Question

Prove that ${\sec ^6}\theta = 1 + {\tan ^{^6}}\theta + 3{\sec ^2}\theta {\tan ^2}\theta$.

Answer 1

Hint- Use the algebraic identity $\left( {{a^3} - {b^3} = \left( {a - b} \right)\left( {{a^2} + {b^2} + ab} \right)} \right)$ and $\left( {{{\sec }^2}\theta - {{\tan }^{^2}}\theta } \right) = 1$.

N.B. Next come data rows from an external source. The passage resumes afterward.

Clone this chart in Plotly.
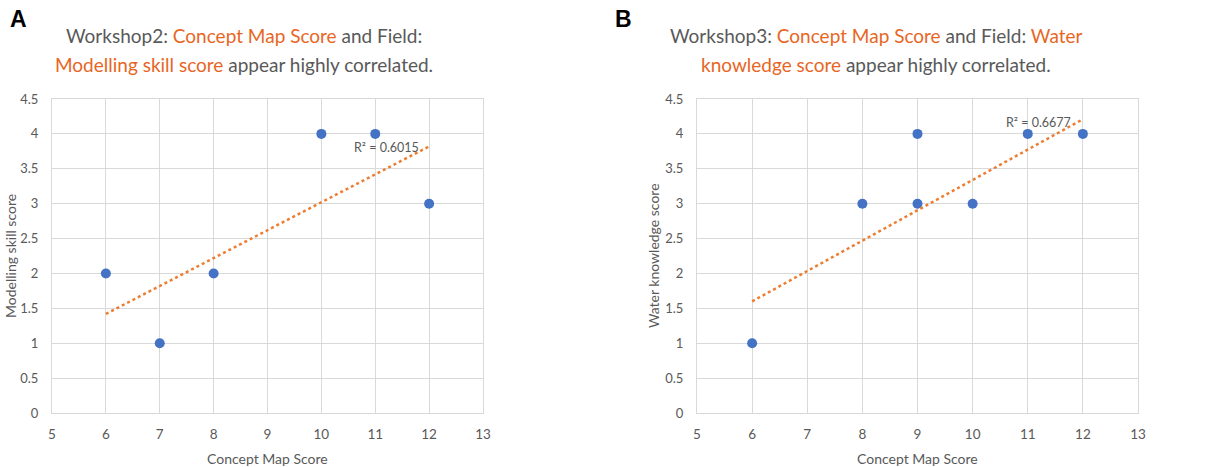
import plotly.graph_objects as go

# ---- data ----
a_x = [6, 7, 8, 10, 11, 12]
a_y = [2, 1, 2, 4, 4, 3]
a_trend_x = [6, 12]
a_trend_y = [1.42, 3.82]
a_r2 = "R² = 0.6015"

b_x = [6, 8, 9, 9, 10, 11, 12]
b_y = [1, 3, 4, 3, 3, 4, 4]
b_trend_x = [6, 12]
b_trend_y = [1.60, 4.21]
b_r2 = "R² = 0.6677"

x_ticks = [5, 6, 7, 8, 9, 10, 11, 12, 13]
y_ticks = [0, 0.5, 1, 1.5, 2, 2.5, 3, 3.5, 4, 4.5]
y_ticklabels = ["0", "0.5", "1", "1.5", "2", "2.5", "3", "3.5", "4", "4.5"]

# ---- style ----
W, H = 1217, 467
FONT = "Lato"
GRAY = "#595959"
ORANGE = "#E8661F"
BLUE = "#4472C4"
TREND = "#ED7D31"
GRID = "#D9D9D9"

fig = go.Figure()

fig.add_trace(go.Scatter(x=a_x, y=a_y, mode="markers",
                         marker=dict(size=10, color=BLUE), xaxis="x", yaxis="y",
                         showlegend=False, hoverinfo="x+y"))
fig.add_trace(go.Scatter(x=a_trend_x, y=a_trend_y, mode="lines",
                         line=dict(color=TREND, width=2.5, dash="dot"),
                         xaxis="x", yaxis="y", showlegend=False))
fig.add_trace(go.Scatter(x=b_x, y=b_y, mode="markers",
                         marker=dict(size=10, color=BLUE), xaxis="x2", yaxis="y2",
                         showlegend=False, hoverinfo="x+y"))
fig.add_trace(go.Scatter(x=b_trend_x, y=b_trend_y, mode="lines",
                         line=dict(color=TREND, width=2.5, dash="dot"),
                         xaxis="x2", yaxis="y2", showlegend=False))

def px_x(p):
    return p / W

def px_y(p):
    return 1 - p / H

ydom = [px_y(413), px_y(99)]

xa_common = dict(range=[5, 13], tickvals=x_ticks, showgrid=True, gridcolor=GRID,
                 gridwidth=1, zeroline=False, showline=True, linecolor=GRID,
                 linewidth=1, mirror=True, ticks="outside", ticklen=9,
                 tickcolor="rgba(0,0,0,0)", automargin=False,
                 tickfont=dict(family=FONT, size=13.5, color=GRAY),
                 fixedrange=True)
ya_common = dict(range=[0, 4.5], tickvals=y_ticks, ticktext=y_ticklabels,
                 showgrid=True, gridcolor=GRID, gridwidth=1, zeroline=False,
                 showline=True, linecolor=GRID, linewidth=1, mirror=True,
                 ticks="outside", ticklen=10, tickcolor="rgba(0,0,0,0)",
                 automargin=False,
                 tickfont=dict(family=FONT, size=13, color=GRAY),
                 fixedrange=True)

fig.update_layout(
    width=W, height=H,
    margin=dict(l=0, r=0, t=0, b=0, autoexpand=False),
    paper_bgcolor="white", plot_bgcolor="white",
    xaxis=dict(domain=[px_x(52), px_x(483)], anchor="y", **xa_common),
    yaxis=dict(domain=ydom, anchor="x", **ya_common),
    xaxis2=dict(domain=[px_x(697), px_x(1138)], anchor="y2", **xa_common),
    yaxis2=dict(domain=ydom, anchor="x2", **ya_common),
)

def o(t):
    return f"<span style='color:{ORANGE}'>{t}</span>"

def paper_text(text, x, y, size, family=FONT, color=GRAY, xanchor="center",
               angle=0):
    return dict(text=text, x=px_x(x), y=px_y(y), xref="paper", yref="paper",
                xanchor=xanchor, yanchor="middle", showarrow=False,
                textangle=angle, font=dict(family=family, size=size, color=color))

annotations = [
    paper_text("<b>A</b>", 8, 19, 23, family="Liberation Sans", color="black",
               xanchor="left"),
    paper_text("<b>B</b>", 613, 19, 23, family="Liberation Sans", color="black",
               xanchor="left"),
    paper_text("Workshop2: " + o("Concept Map Score") + " and Field:", 244, 35.5, 19),
    paper_text(o("Modelling skill score") + " appear highly correlated.", 244, 64, 19),
    paper_text("Workshop3: " + o("Concept Map Score") + " and Field: " + o("Water"),
               876, 35.5, 19),
    paper_text(o("knowledge score") + " appear highly correlated.", 876, 64, 19),
    # axis titles
    paper_text("Concept Map Score", 267.5, 458, 14),
    paper_text("Concept Map Score", 917.5, 458, 14),
    paper_text("Modelling skill score", 10, 256, 14, angle=-90),
    paper_text("Water knowledge score", 653, 256, 14, angle=-90),
    # R² labels
    dict(text=a_r2, x=11.2, y=3.81, xref="x", yref="y", showarrow=False,
         font=dict(family=FONT, size=12.5, color=GRAY)),
    dict(text=b_r2, x=11.2, y=4.17, xref="x2", yref="y2", showarrow=False,
         font=dict(family=FONT, size=12.5, color=GRAY)),
]
fig.update_layout(annotations=annotations)

fig.write_html("out.html", config=dict(displayModeBar=False))
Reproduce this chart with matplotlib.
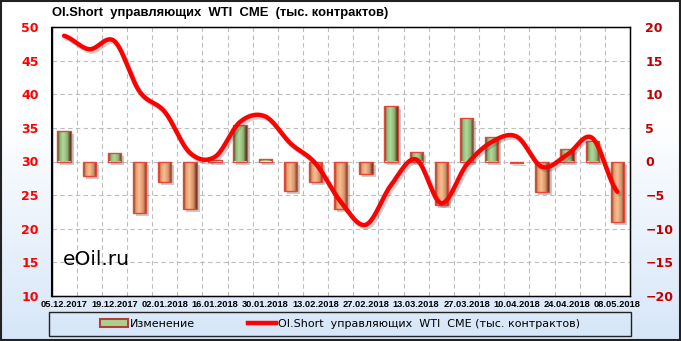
import numpy as np
import matplotlib
matplotlib.use('Agg')
import matplotlib.pyplot as plt
import matplotlib.transforms as mtransforms
from matplotlib.patches import Rectangle, Patch
from matplotlib.lines import Line2D
from matplotlib.colors import LinearSegmentedColormap

# weekly dates (every second one is labelled)
dates = ['05.12.2017', '12.12.2017', '19.12.2017', '26.12.2017', '02.01.2018',
         '09.01.2018', '16.01.2018', '23.01.2018', '30.01.2018', '06.02.2018',
         '13.02.2018', '20.02.2018', '27.02.2018', '06.03.2018', '13.03.2018',
         '20.03.2018', '27.03.2018', '03.04.2018', '10.04.2018', '17.04.2018',
         '24.04.2018', '01.05.2018', '08.05.2018']

# weekly change, thousand contracts (right axis)
change = [4.6, -2.1, 1.2, -7.6, -3.1, -7.0, 0.15, 5.5, 0.3, -4.4, -3.1, -7.0,
          -1.9, 8.3, 1.4, -6.5, 6.5, 3.7, -0.25, -4.6, 1.8, 3.0, -9.0]

# OI.Short of managed money, thousand contracts (left axis)
oi_short = [48.7, 46.7, 47.9, 40.4, 37.4, 31.3, 30.7, 35.9, 36.7, 32.7, 29.7, 24.0,
            20.6, 26.5, 30.3, 23.8, 29.5, 32.9, 33.7, 29.2, 31.0, 33.5, 25.5]

title = 'OI.Short  управляющих  WTI  CME  (тыс. контрактов)'
bar_label = 'Изменение'


def smooth_line(values, n=30):
    """Excel-like smoothed line (Bezier through the points)"""
    y = np.asarray(values, dtype=float)
    xs, ys = [], []
    last = len(y) - 1
    for i in range(last):
        p0, p1, p2, p3 = y[max(i - 1, 0)], y[i], y[i + 1], y[min(i + 2, last)]
        c1 = p1 + (p2 - p0) / 6
        c2 = p2 - (p3 - p1) / 6
        t = np.linspace(0, 1, n, endpoint=False)
        ys.append((1 - t) ** 3 * p1 + 3 * (1 - t) ** 2 * t * c1 + 3 * (1 - t) * t ** 2 * c2 + t ** 3 * p2)
        xs.append(i + t)
    xs.append([last])
    ys.append([y[-1]])
    return np.concatenate(xs), np.concatenate(ys)


fig = plt.figure(figsize=(6.81, 3.41), dpi=100)

# background gradient (white -> light blue)
bg = fig.add_axes([0, 0, 1, 1], zorder=-10)
grad = np.linspace(0, 1, 256)
grad = np.clip((grad - 0.35) / 0.65, 0, 1)[:, None]
bg_cmap = LinearSegmentedColormap.from_list('bg', ['#FFFFFF', '#D6E6F8'])
bg.imshow(grad, aspect='auto', cmap=bg_cmap, extent=[0, 1, 0, 1], origin='upper')
bg.set_xlim(0, 1)
bg.set_ylim(0, 1)
bg.axis('off')
bg.add_patch(Rectangle((0.001, 0.002), 0.997, 0.995, fill=False, edgecolor='#222222', lw=1.5))

ax = fig.add_axes([51.5 / 681, 1 - 296 / 341, (630 - 51.5) / 681, (296 - 27) / 341])
ax.set_facecolor('white')
ax2 = ax.twinx()
x = np.arange(len(dates))

# bars on the right scale
bars = ax.bar(x, change, width=0.53, color='none', edgecolor='#E8453C', linewidth=1.0, zorder=3)
shadow_tr = mtransforms.offset_copy(ax.transData, fig=fig, x=3, y=-3, units='dots')
green_cmap = LinearSegmentedColormap.from_list(
    'g', [(0, '#3A2A14'), (0.2, '#8DB870'), (0.45, '#B3D99A'), (0.75, '#8FB374'), (1, '#3A2A14')])
orange_cmap = LinearSegmentedColormap.from_list(
    'o', [(0, '#5E2E14'), (0.2, '#E89A68'), (0.45, '#F8BE93'), (0.75, '#D8926A'), (1, '#5E2E14')])
hgrad = np.linspace(0, 1, 64)[None, :]
for b, v in zip(bars, change):
    bx, by = b.get_x(), b.get_y()
    bw, bh = b.get_width(), b.get_height()
    ax.add_patch(Rectangle((bx, by), bw, bh, transform=shadow_tr, facecolor='#555555',
                           alpha=0.3, edgecolor='none', zorder=2))
    cm = green_cmap if v >= 0 else orange_cmap
    im = ax.imshow(hgrad, cmap=cm, aspect='auto', extent=[bx, bx + bw, by, by + bh], zorder=2.5)
    im.set_clip_path(b)

ax.set_xlim(-0.5, len(dates) - 0.5)
ax.set_ylim(-20, 20)
ax.set_yticks(np.arange(-20, 21, 5))
ax.yaxis.tick_right()
ax.tick_params(axis='y', length=0, pad=11, labelsize=9, labelcolor='#C00000')
for lbl in ax.get_yticklabels():
    lbl.set_fontweight('bold')

ax.set_xticks(x[::2])
ax.set_xticklabels(dates[::2], fontsize=6.7, fontweight='bold', family='Liberation Sans')
ax.set_xticks(np.arange(0.5, len(dates) - 1, 1), minor=True)
ax.tick_params(axis='x', which='both', length=0, pad=3)
ax.grid(True, axis='y', color='#BDBDBD', linestyle=(0, (4, 3)), lw=0.8)
ax.grid(True, axis='x', which='minor', color='#BDBDBD', linestyle=(0, (4, 3)), lw=0.8)
ax.set_axisbelow(True)
for s in ax.spines.values():
    s.set_color('black')
    s.set_linewidth(1.0)

# line on the left scale
ax2.set_ylim(10, 50)
ax2.set_yticks(np.arange(10, 51, 5))
ax2.yaxis.tick_left()
ax2.tick_params(axis='y', length=0, pad=9, labelsize=9, labelcolor='#FF0000')
for lbl in ax2.get_yticklabels():
    lbl.set_fontweight('bold')
ax.yaxis.tick_right()
sx, sy = smooth_line(oi_short)
line_shadow_tr = mtransforms.offset_copy(ax2.transData, fig=fig, x=2, y=-2.5, units='dots')
ax2.plot(sx, sy, color='#444444', lw=3.2, alpha=0.25, transform=line_shadow_tr, solid_capstyle='round')
ax2.plot(sx, sy, color='#FF0000', lw=3.2, solid_capstyle='round')

ax.text(0.02, 0.115, 'eOil.ru', transform=ax.transAxes, fontsize=14.5, color='black', zorder=6)

fig.text(52 / 681, 1 - 13 / 341, title, fontsize=9.4, fontweight='bold',
         family='Liberation Sans', va='center', ha='left')

# legend box
bg.add_patch(Rectangle((49 / 681, 1 - 336 / 341), 582 / 681, 24 / 341, fill=False,
                       edgecolor='#222222', lw=1.0))
handles = [Patch(facecolor='#A9D18E', edgecolor='#B0403A', lw=1.5),
           Line2D([0], [0], color='#FF0000', lw=3.2)]
fig.legend(handles, [bar_label, title.replace('  (', ' (')], loc='center',
           bbox_to_anchor=(340 / 681, 1 - 324 / 341), ncol=2, frameon=False,
           fontsize=8, handlelength=2.5, handleheight=0.7, handletextpad=0.15,
           columnspacing=4.8)

fig.savefig('out.png', dpi=100)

According to question Let first rewrite the equation given as below-
${\sec ^6}\theta - {\tan ^{^6}}\theta - 3{\sec ^2}\theta {\tan ^2}\theta = 1$
Taking the LHS and rearrange the equation as below
${\sec ^6}\theta - {\tan ^{^6}}\theta - 3{\sec ^2}\theta {\tan ^2}\theta$
$\Rightarrow {\left( {{{\sec }^2}\theta } \right)^3} - {\left( {{{\tan }^2}\theta } \right)^3} - 3{\sec ^2}\theta {\tan ^2}\theta$ ………. (1)
Now if we clearly look the above equation it is of the form ${a^3} - {b^3}$ and by algebraic identity we know that ${a^3} - {b^3} = \left( {a - b} \right)\left( {{a^2} + {b^2} + ab} \right)$
So rewriting the equation (1) we get
$\Rightarrow \left( {{{\sec }^2}\theta - {{\tan }^2}\theta } \right)\left( {{{\sec }^{^4}}\theta + {{\tan }^4}\theta + {{\sec }^2}\theta {{\tan }^2}\theta } \right) - 3{\sec ^2}\theta {\tan ^{^2}}\theta$
Now by trigonometric identity we know that \left\\{ {{{\sec }^2}\theta - {{\tan }^2}\theta = 1} \right\\}
$\Rightarrow 1\left( {{{\sec }^{^4}}\theta + {{\tan }^4}\theta + {{\sec }^2}\theta {{\tan }^2}\theta } \right) - 3{\sec ^2}\theta {\tan ^{^2}}\theta$
$\Rightarrow {\sec ^{^4}}\theta + {\tan ^4}\theta + {\sec ^2}\theta {\tan ^2}\theta - 3{\sec ^2}\theta {\tan ^{^2}}\theta$
$\Rightarrow {\sec ^{^4}}\theta + {\tan ^4}\theta - 2{\sec ^2}\theta {\tan ^{^2}}\theta$
Or, above can be written as
$\Rightarrow {\left( {{{\sec }^2}\theta - {{\tan }^{^2}}\theta } \right)^2}{\left( {{{\tan }^{^2}}\theta - {{\sec }^2}\theta } \right)^2}$
Again, by trigonometric identity we know that \left\\{ {{{\sec }^2}\theta - {{\tan }^2}\theta = 1} \right\\}

$$\Rightarrow {\left( 1 \right)^2}{\text{ or }}{\left( { - 1} \right)^2} \\\ \Rightarrow 1 \\\$$

Therefore LHS ${\sec ^6}\theta - {\tan ^{^6}}\theta - 3{\sec ^2}\theta {\tan ^2}\theta = 1$ or we can say${\sec ^6}\theta = 1 + {\tan ^{^6}}\theta + 3{\sec ^2}\theta {\tan ^2}\theta$
Hence Proved.

Note- Whenever this type of question appears always bring the RHS terms to LHS and then solve LHS. Afterwards rearrange the equation such that it makes an algebraic identity [ as in our question we converted the equation ${\sec ^6}\theta - {\tan ^{^6}}\theta - 3{\sec ^2}\theta {\tan ^2}\theta$ to the form ${a^3} - {b^3}$].Remember the trigonometric identity $\left( {{{\sec }^2}\theta - {{\tan }^{^2}}\theta } \right) = 1$.